Que Jean-François Mercier soit une bonne personne et qu’il ait de bonnes relations avec les femmes de son entourage – en dépit du fait que son personnage réduise souvent la gent féminine à des… perruches – on n’en doute pas une seconde. La phrase qu’il a écrite sur son compte Facebook n’est évidemment pas SI grave. C’est ce qu’elle est susceptible de générer qui l’est. Si tant de gens ont réagi si fortement à cette blague, ce n’est pas pour être rabat-joie, l’empêcher d’exister ou faire chier le peuple.

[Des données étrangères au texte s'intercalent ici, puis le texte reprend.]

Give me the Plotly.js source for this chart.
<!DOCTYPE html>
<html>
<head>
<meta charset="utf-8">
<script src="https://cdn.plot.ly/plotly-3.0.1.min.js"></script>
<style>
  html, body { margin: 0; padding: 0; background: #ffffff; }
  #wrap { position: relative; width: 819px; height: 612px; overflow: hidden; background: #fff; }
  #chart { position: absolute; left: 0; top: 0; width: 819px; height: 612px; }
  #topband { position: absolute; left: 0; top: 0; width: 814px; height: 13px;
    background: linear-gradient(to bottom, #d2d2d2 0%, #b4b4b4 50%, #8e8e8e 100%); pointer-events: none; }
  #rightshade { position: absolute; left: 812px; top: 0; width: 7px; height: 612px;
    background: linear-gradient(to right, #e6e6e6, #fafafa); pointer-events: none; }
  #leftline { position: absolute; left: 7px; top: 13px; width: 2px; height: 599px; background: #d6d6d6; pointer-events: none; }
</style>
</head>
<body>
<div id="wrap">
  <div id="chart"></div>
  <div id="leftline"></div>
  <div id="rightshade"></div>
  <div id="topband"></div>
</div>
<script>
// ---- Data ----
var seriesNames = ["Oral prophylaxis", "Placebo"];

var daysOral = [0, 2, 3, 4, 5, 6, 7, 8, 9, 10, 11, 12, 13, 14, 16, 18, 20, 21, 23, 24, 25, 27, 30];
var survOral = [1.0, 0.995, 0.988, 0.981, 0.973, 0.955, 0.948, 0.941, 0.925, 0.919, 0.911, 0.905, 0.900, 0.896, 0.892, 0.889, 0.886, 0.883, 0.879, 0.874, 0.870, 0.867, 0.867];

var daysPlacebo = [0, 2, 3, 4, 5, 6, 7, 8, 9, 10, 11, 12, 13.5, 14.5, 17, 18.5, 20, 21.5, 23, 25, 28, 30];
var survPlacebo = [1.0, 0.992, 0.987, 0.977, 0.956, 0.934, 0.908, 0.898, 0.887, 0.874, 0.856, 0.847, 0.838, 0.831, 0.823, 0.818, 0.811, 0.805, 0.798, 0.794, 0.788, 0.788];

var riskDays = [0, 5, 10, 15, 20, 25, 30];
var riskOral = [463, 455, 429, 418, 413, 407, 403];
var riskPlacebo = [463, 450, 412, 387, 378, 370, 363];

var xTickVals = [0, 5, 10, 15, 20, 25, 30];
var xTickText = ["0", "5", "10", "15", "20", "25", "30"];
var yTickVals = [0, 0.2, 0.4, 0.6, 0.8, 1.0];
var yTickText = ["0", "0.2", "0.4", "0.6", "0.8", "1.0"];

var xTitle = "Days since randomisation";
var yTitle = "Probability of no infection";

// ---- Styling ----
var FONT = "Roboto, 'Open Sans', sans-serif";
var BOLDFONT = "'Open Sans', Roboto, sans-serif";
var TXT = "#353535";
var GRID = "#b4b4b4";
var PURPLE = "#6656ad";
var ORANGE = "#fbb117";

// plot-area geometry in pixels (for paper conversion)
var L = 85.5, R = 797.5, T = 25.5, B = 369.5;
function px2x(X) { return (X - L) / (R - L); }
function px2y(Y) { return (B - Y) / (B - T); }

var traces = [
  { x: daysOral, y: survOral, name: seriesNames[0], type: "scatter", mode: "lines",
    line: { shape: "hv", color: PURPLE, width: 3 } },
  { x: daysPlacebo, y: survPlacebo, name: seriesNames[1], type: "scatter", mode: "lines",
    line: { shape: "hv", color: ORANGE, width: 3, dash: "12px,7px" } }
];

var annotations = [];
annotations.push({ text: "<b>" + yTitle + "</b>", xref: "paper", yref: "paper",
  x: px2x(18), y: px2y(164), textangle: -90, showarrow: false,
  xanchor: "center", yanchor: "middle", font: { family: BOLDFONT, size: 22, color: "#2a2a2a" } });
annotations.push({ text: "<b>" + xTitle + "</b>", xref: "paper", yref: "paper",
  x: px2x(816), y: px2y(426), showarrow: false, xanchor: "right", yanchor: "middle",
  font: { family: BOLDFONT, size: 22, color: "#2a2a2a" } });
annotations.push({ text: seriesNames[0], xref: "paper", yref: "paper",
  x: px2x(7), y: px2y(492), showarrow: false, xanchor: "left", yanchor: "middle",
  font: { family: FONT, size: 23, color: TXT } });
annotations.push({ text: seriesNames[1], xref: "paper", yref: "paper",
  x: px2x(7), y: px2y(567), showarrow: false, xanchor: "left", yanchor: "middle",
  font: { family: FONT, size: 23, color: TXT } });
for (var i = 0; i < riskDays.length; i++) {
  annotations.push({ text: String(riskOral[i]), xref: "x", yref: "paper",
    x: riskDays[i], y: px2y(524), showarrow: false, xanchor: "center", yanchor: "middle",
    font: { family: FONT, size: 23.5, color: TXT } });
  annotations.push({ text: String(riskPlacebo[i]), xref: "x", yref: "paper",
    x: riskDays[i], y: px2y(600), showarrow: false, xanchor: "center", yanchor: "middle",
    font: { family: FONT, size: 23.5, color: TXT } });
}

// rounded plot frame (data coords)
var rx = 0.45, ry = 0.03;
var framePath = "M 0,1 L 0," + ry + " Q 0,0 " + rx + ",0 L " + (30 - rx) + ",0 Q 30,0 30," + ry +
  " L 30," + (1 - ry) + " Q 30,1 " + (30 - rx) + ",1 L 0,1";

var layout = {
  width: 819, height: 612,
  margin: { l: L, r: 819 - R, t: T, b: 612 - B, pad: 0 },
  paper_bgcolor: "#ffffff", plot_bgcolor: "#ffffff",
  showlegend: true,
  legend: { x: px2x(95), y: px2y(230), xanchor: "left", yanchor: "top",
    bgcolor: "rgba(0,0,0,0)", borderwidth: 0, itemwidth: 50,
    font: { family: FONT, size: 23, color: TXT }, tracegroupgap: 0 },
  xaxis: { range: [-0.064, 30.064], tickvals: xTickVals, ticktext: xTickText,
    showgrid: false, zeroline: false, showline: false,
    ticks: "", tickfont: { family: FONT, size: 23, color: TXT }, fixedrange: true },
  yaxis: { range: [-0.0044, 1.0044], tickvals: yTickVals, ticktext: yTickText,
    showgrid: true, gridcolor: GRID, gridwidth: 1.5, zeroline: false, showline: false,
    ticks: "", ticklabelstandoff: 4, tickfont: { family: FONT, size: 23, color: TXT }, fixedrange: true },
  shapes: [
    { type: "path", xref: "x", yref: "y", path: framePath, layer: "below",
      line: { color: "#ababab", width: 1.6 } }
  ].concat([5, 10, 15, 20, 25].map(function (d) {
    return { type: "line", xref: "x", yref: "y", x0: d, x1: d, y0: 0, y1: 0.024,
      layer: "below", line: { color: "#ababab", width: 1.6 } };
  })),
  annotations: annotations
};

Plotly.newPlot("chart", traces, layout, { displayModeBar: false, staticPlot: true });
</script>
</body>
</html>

C’est simplement que plusieurs personnes jugent que le viol, l’agression ou le harcèlement sexuel sont des problèmes suffisamment graves pour que des déclarations qui génèrent un climat de crainte pour les victimes et d’impunité pour les agresseurs ne soient pas prises à la légère.
Pardonnez notre susceptibilité. Pardonnez-nous d’être aussi fatigantes. C’est juste que les femmes continuent, jour après jour, d’être harcelées sexuellement, agressées, violées. Donc non, on trouve pas ça drôle qu’un lien soit fait si facilement entre notre inconfort d’être dévorées du regard et une boule de crème glacée quelque part dans un pays du tiers monde.